Our plan is to exploit the structure of the Turing tapes, and thereby reduce the cost of the simulation. For this it is useful to have two types of partial traces of the machine’s computation. Let {t=t(n)} and fix an input. A computation of the machine {M} is a series of {t} steps, where each step applies one of the rules of the machine. The machine accepts if there is a computation that reaches an accepting state.

A strong trace {{\cal T}} is a sequence of length {t} so that {{\cal T}_{i}} is equal to,

\displaystyle  [ x_{1},x_{2}] \quad \rightarrow \quad [ y_{1},y_{2},m_{1},m_{2}]

where {x_{1},x_{2}} are in {\{0,1,\text{b} \}}; {y_{1},y_{2}} are in {\{0,1 \}}; and {m_{1},m_{2}} are in {\{ \text{L,R,S}\}}. A strong trace looks like a series of rules except that there are no states. You should think of it as saying: the heads are scanning {x_{1},x_{2}}, the machine writes {y_{1},y_{2}} to the current head positions, and then moves them according to {m_{1},m_{2}}.

A weak trace {{\cal T}} is a sequence of length {t} so that {{\cal T}_{i}} is equal to,

\displaystyle  [ y_{1},y_{2},m_{1},m_{2}]

where {y_{1},y_{2}} are in {\{0,1 \}}; and {m_{1},m_{2}} are in {\{ \text{L,R,S}\}}. Note, a weak trace looks like strong trace except that there is no information on the symbols being scanned by the heads. You should think of it as saying: while there is no information on what the heads are scanning, in any event, the machine writes {y_{1},y_{2}} to the current head positions, and then moves them according to {m_{1},m_{2}}.

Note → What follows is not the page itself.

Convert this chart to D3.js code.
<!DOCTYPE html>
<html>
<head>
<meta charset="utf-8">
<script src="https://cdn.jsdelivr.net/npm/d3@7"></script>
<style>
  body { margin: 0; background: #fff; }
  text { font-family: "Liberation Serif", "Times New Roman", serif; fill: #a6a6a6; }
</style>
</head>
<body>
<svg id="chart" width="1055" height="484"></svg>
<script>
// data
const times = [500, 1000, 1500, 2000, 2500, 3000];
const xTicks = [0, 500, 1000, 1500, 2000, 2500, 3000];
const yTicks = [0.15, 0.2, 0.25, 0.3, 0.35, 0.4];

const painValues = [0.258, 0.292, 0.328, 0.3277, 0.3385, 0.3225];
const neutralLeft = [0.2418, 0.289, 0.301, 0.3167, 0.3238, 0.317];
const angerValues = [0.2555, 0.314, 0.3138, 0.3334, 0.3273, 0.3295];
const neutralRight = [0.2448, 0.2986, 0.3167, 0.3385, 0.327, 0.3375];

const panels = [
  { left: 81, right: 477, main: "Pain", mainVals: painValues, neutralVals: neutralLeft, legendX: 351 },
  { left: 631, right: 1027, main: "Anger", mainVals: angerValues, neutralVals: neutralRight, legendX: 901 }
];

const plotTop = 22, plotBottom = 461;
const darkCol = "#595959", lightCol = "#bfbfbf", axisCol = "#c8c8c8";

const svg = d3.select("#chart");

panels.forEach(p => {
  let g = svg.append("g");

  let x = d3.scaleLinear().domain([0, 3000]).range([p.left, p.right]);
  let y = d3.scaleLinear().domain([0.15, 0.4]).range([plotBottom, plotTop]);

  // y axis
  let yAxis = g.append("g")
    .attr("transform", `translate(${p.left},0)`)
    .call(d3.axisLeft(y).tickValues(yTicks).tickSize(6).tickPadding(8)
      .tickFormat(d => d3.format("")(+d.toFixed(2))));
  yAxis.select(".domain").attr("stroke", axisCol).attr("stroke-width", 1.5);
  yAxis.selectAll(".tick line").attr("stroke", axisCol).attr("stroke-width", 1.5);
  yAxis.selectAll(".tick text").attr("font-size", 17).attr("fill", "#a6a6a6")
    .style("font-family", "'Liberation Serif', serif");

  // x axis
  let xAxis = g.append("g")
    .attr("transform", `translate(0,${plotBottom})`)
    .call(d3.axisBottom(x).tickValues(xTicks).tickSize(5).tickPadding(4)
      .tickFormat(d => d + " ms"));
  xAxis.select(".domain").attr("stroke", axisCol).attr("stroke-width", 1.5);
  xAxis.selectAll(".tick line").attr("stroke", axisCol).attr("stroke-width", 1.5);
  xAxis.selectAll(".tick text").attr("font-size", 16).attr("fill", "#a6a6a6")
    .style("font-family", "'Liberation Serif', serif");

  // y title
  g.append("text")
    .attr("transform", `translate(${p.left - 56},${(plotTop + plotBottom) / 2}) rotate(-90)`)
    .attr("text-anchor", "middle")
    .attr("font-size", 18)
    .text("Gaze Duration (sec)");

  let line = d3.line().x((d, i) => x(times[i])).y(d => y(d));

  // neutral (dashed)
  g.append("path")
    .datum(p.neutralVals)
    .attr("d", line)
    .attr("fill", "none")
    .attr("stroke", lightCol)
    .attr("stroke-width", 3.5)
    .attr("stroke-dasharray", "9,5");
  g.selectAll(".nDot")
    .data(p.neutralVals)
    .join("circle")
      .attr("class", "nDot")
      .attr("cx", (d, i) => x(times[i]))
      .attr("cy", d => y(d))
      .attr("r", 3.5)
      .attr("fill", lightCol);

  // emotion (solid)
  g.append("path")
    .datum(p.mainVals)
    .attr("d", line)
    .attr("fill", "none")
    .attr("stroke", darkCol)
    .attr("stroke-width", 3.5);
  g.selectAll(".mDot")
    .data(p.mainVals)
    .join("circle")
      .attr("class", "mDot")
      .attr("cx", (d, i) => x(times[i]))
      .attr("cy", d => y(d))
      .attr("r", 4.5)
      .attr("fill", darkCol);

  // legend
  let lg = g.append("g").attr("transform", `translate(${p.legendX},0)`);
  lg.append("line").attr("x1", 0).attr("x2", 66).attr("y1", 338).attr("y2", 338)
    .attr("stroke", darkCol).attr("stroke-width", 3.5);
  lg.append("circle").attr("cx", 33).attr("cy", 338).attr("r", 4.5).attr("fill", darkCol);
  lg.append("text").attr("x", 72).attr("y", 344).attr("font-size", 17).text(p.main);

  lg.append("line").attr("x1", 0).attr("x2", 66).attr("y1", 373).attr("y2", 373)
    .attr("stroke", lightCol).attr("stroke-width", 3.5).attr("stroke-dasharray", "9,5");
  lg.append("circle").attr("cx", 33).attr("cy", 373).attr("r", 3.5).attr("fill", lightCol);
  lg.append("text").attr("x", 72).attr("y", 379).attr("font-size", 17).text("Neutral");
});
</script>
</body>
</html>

Note, both strong and weak traces always start from the beginning of the computation. Also the next lemma uses the following simple property of Turing tapes: the symbol written at location l at time m is equal to the symbol read at location l at time m' > m provided this is the time of the first return to that location.

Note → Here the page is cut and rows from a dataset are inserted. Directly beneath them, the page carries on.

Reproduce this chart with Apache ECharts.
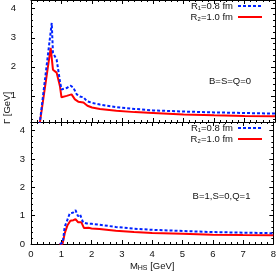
<!DOCTYPE html>
<html>
<head>
<meta charset="utf-8">
<script src="https://cdn.jsdelivr.net/npm/echarts@6/dist/echarts.min.js"></script>
<style>html,body{margin:0;padding:0;background:#fff}#c{width:279px;height:273px}</style>
</head>
<body>
<div id="c"></div>
<script>
// ---- data (x = M_HS [GeV], y = Gamma [GeV]) ----
const upperBlueX = [0.28, 0.68, 0.72, 0.84, 0.95, 1.0, 1.17, 1.3, 1.39, 1.5, 1.6, 1.72, 1.83, 2.0, 2.26, 2.8, 3.4, 4.0, 5.0, 6.0, 7.0, 8.0];
const upperBlueY = [0.0, 3.51, 2.48, 2.25, 1.5, 1.22, 1.27, 1.35, 1.28, 1.05, 0.98, 0.95, 0.82, 0.76, 0.70, 0.61, 0.55, 0.50, 0.46, 0.43, 0.41, 0.39];
const upperRedX = [0.28, 0.645, 0.72, 0.84, 0.95, 1.0, 1.17, 1.33, 1.44, 1.55, 1.72, 1.85, 2.0, 2.26, 2.8, 3.4, 4.0, 5.0, 6.0, 7.0, 8.0];
const upperRedY = [0.0, 2.65, 1.9, 1.8, 1.33, 0.95, 1.0, 1.05, 0.88, 0.8, 0.77, 0.66, 0.6, 0.55, 0.49, 0.44, 0.41, 0.36, 0.33, 0.31, 0.30];
const lowerBlueX = [0.95, 1.05, 1.11, 1.2, 1.28, 1.38, 1.47, 1.55, 1.62, 1.72, 1.85, 2.0, 2.26, 2.8, 3.4, 4.0, 5.0, 6.0, 7.0, 8.0];
const lowerBlueY = [0.0, 0.05, 0.6, 0.85, 1.08, 1.1, 1.19, 0.98, 1.04, 0.76, 0.72, 0.71, 0.68, 0.6, 0.54, 0.5, 0.46, 0.42, 0.4, 0.38];
const lowerRedX = [0.94, 1.04, 1.12, 1.2, 1.3, 1.4, 1.47, 1.55, 1.66, 1.75, 1.9, 2.0, 2.26, 2.8, 3.4, 4.0, 5.0, 6.0, 7.0, 8.0];
const lowerRedY = [0.0, 0.0, 0.4, 0.65, 0.82, 0.84, 0.88, 0.77, 0.77, 0.56, 0.57, 0.55, 0.53, 0.47, 0.42, 0.39, 0.36, 0.33, 0.315, 0.305];
const seriesNames = ['R\u2081=0.8 fm', 'R\u2082=1.0 fm'];
const panelLabels = ['B=S=Q=0', 'B=1,S=0,Q=1'];
const xTicks = [0, 1, 2, 3, 4, 5, 6, 7, 8];
const upperYTicks = [1, 2, 3, 4];
const lowerYTicks = [0, 1, 2, 3, 4];

const zip = (xs, ys) => xs.map((x, i) => [x, ys[i]]);
const FONT = 'Liberation Sans, Arial, sans-serif';
const AX = '#000';
function minorVals(lo, hi) {
  const out = [];
  for (let i = Math.round(lo * 5); i <= Math.round(hi * 5); i++) {
    if (i % 5 !== 0) out.push(i / 5);
  }
  return out;
}
function xAx(grid, pos, labels) {
  return {
    type: 'value', gridIndex: grid, position: pos, min: xTicks[0], max: xTicks[xTicks.length - 1], interval: 1,
    axisLine: {show: true, onZero: false, lineStyle: {color: AX, width: 1}},
    axisTick: {show: true, inside: true, length: 4, lineStyle: {color: AX}},
    minorTick: {show: true, splitNumber: 5, length: 2, lineStyle: {color: AX}},
    splitLine: {show: false},
    axisLabel: {show: labels, margin: 5, color: '#111', fontSize: 9.5, fontFamily: FONT},
    name: labels ? '{a|M}{b|HS}{a| [GeV]}' : '',
    nameLocation: 'middle', nameGap: 16,
    nameTextStyle: {rich: {
      a: {fontSize: 9.5, fontFamily: FONT, color: '#111'},
      b: {fontSize: 7, fontFamily: FONT, color: '#111', padding: [5, 0, 0, 0]}
    }}
  };
}
function yAx(grid, pos, min, major, labels, margin, minor) {
  const vals = minor ? minorVals(min, 4.3) : major;
  return {
    type: 'value', gridIndex: grid, position: pos, min: min, max: 4.3,
    axisLine: {show: true, onZero: false, lineStyle: {color: AX, width: 1}},
    axisTick: {show: true, inside: true, length: minor ? 2 : 4, customValues: vals, lineStyle: {color: AX}},
    splitLine: {show: false},
    axisLabel: {show: labels, customValues: major, margin: margin, color: '#111', fontSize: 9.5, fontFamily: FONT}
  };
}
const chart = echarts.init(document.getElementById('c'), null, {renderer: 'canvas'});
const lineBase = {type: 'line', showSymbol: false, symbol: 'none', clip: true, animation: false};
const blueStyle = {color: '#0022ff', width: 2, type: [3, 2]};
const redStyle = {color: '#ff0000', width: 2, type: 'solid'};
chart.setOption({
  animation: false,
  grid: [
    {left: 31, top: 0, width: 244, height: 122},
    {left: 31, top: 122, width: 244, height: 122.5}
  ],
  xAxis: [xAx(0, 'bottom', false), xAx(0, 'top', false), xAx(1, 'bottom', true), xAx(1, 'top', false)],
  yAxis: [
    yAx(0, 'left', 0.1, upperYTicks, true, 15, false),
    yAx(0, 'left', 0.1, upperYTicks, false, 0, true),
    yAx(0, 'right', 0.1, upperYTicks, false, 0, false),
    yAx(0, 'right', 0.1, upperYTicks, false, 0, true),
    yAx(1, 'left', 0, lowerYTicks, true, 6, false),
    yAx(1, 'left', 0, lowerYTicks, false, 0, true),
    yAx(1, 'right', 0, lowerYTicks, false, 0, false),
    yAx(1, 'right', 0, lowerYTicks, false, 0, true)
  ],
  legend: [0, 1].map(i => ({
    data: seriesNames, orient: 'vertical', align: 'right',
    right: 16, top: i === 0 ? 1 : 123, itemGap: 1, itemWidth: 24, itemHeight: 9,
    padding: 0, selectedMode: false,
    itemStyle: {opacity: 0},
    textStyle: {fontSize: 9.5, fontFamily: FONT, color: '#111'}
  })),
  graphic: [
    {type: 'text', x: 7, y: 108, rotation: Math.PI / 2, style: {text: '\u0393 [GeV]', fontSize: 9.5, fontFamily: FONT, fill: '#111', align: 'center', verticalAlign: 'middle'}},
    {type: 'text', x: 230, y: 81, style: {text: panelLabels[0], fontSize: 9.5, fontFamily: FONT, fill: '#111', align: 'center', verticalAlign: 'middle'}},
    {type: 'text', x: 221.5, y: 196, style: {text: panelLabels[1], fontSize: 9.5, fontFamily: FONT, fill: '#111', align: 'center', verticalAlign: 'middle'}}
  ],
  series: [
    Object.assign({}, lineBase, {name: seriesNames[0], xAxisIndex: 0, yAxisIndex: 0, data: zip(upperBlueX, upperBlueY), lineStyle: blueStyle, itemStyle: {color: blueStyle.color}, z: 3}),
    Object.assign({}, lineBase, {name: seriesNames[1], xAxisIndex: 0, yAxisIndex: 0, data: zip(upperRedX, upperRedY), lineStyle: redStyle, itemStyle: {color: redStyle.color}, z: 2}),
    Object.assign({}, lineBase, {name: seriesNames[0], xAxisIndex: 2, yAxisIndex: 4, data: zip(lowerBlueX, lowerBlueY), lineStyle: blueStyle, itemStyle: {color: blueStyle.color}, z: 3}),
    Object.assign({}, lineBase, {name: seriesNames[1], xAxisIndex: 2, yAxisIndex: 4, data: zip(lowerRedX, lowerRedY), lineStyle: redStyle, itemStyle: {color: redStyle.color}, z: 2})
  ]
});
</script>
</body>
</html>
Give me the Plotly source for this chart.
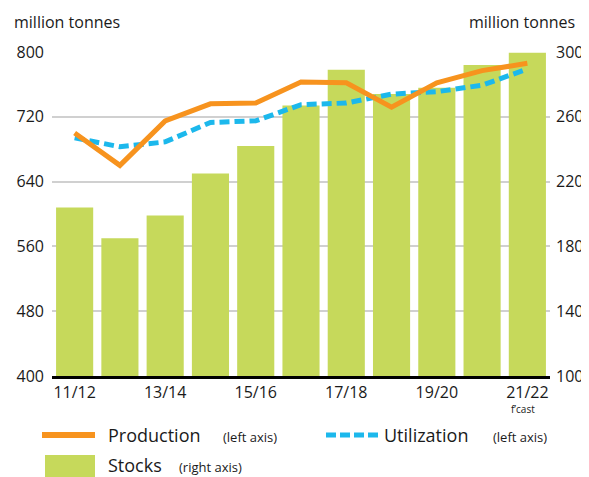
import plotly.graph_objects as go

categories = ["11/12", "12/13", "13/14", "14/15", "15/16", "16/17", "17/18", "18/19", "19/20", "20/21", "21/22"]
tick_labels = ["11/12", "", "13/14", "", "15/16", "", "17/18", "", "19/20", "", "21/22"]
stocks = [204, 185, 199, 225, 242, 267, 289, 274, 278, 292, 299.5]
production = [700, 660, 715, 736, 737, 763, 762, 732, 762, 777, 786]
utilization = [694, 683, 689, 713, 715, 735, 737, 748, 751, 759, 779]

GREEN = "#c6d95b"
ORANGE = "#f7931e"
BLUE = "#1cb8ec"
FONT = "Open Sans"

# The page body adds an 8px offset; the figure is sized so that it fills the window.
OFF = 8
W, H = 589 - OFF, 477 - OFF
L, R, T, B = 52 - OFF, 39, 52 - OFF, 101
PW, PH = W - L - R, H - T - B

def px(x):
    return (x - OFF - L) / PW

def py(y):
    return (H - B - (y - OFF)) / PH

fig = go.Figure()
fig.add_trace(go.Bar(x=categories, y=stocks, marker=dict(color=GREEN, line=dict(width=0)),
                     yaxis="y", name="Stocks", showlegend=False))
fig.add_trace(go.Scatter(x=categories, y=utilization, mode="lines", yaxis="y2",
                         line=dict(color=BLUE, width=5, dash="10px,5px"), name="Utilization", showlegend=False))
fig.add_trace(go.Scatter(x=categories, y=production, mode="lines", yaxis="y2",
                         line=dict(color=ORANGE, width=5), name="Production", showlegend=False))

fig.update_layout(
    width=W, height=H,
    margin=dict(l=L, r=R, t=T, b=B, autoexpand=False),
    paper_bgcolor="white", plot_bgcolor="white",
    font=dict(family=FONT, size=16, color="#1a1a1a"),
    bargap=0.18,
    xaxis=dict(type="category", range=[-0.5, 10.5], tickmode="array",
               tickvals=categories, ticktext=tick_labels, showgrid=False,
               showline=True, linecolor="black", linewidth=3, ticks="",
               tickfont=dict(size=16), ticklabelstandoff=0),
    yaxis=dict(side="right", range=[100, 300], tickvals=[100, 140, 180, 220, 260, 300],
               showgrid=True, gridcolor="#d0d0d0", gridwidth=1.5, zeroline=False,
               ticks="", tickfont=dict(size=16), ticklabelstandoff=5),
    yaxis2=dict(side="left", overlaying="y", range=[400, 800],
                tickvals=[400, 480, 560, 640, 720, 800], showgrid=False, zeroline=False,
                ticks="", tickfont=dict(size=16), ticklabelstandoff=7),
)

annotations = [
    dict(text="million tonnes", x=12, y=22, xanchor="left", size=16),
    dict(text="million tonnes", x=577, y=22, xanchor="right", size=16),
    dict(text="f’cast", x=523, y=409, xanchor="center", size=10),
    dict(text="Production", x=106, y=435, xanchor="left", size=18),
    dict(text="(left axis)", x=221, y=437, xanchor="left", size=13),
    dict(text="Utilization", x=382, y=435, xanchor="left", size=18),
    dict(text="(left axis)", x=491, y=437, xanchor="left", size=13),
    dict(text="Stocks", x=106, y=465, xanchor="left", size=18),
    dict(text="(right axis)", x=177, y=467, xanchor="left", size=13),
]
for a in annotations:
    fig.add_annotation(text=a["text"], xref="paper", yref="paper",
                       x=px(a["x"]), y=py(a["y"]), xanchor=a["xanchor"], yanchor="middle",
                       showarrow=False, font=dict(size=a.get("size", 16), family=FONT, color="#1a1a1a"))

shapes = [
    dict(type="line", x0=px(42), x1=px(95), y0=py(435), y1=py(435),
         line=dict(color=ORANGE, width=6)),
    dict(type="line", x0=px(326), x1=px(378), y0=py(435), y1=py(435),
         line=dict(color=BLUE, width=5, dash="10px,4px")),
    dict(type="rect", x0=px(45), x1=px(95), y0=py(477), y1=py(455),
         fillcolor=GREEN, line=dict(width=0)),
]
for s in shapes:
    fig.add_shape(xref="paper", yref="paper", **s)

fig.write_html("out.html")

A key lemma is the following:

Lemma: A weak trace uniquely determines exactly one strong trace; moreover, given a weak trace in polynomial time the strong trace can be constructed.

Proof: The only information missing in a weak trace is symbols that were scanned at the beginning of the time step {i}. Clearly, the weak trace uniquely determines the motion of both tape heads, so we can determine the last time that a location on the tape was visited before time {i}. There are two cases.

Case 1: This is the first time, the location is being visited. In this case the symbol is easily determined by its location. It is either a blank or an input symbol.

Case 2: The location had been visited previously. Then, the symbol seen at the beginning of step {i} is the same as the symbol that was last written. \Box

The simulation works like this. The deterministic machine will try all possible weak traces. For each weak trace it will first compute the strong trace. Then, it must check whether or not the strong trace is an accepting one. It does this as follows.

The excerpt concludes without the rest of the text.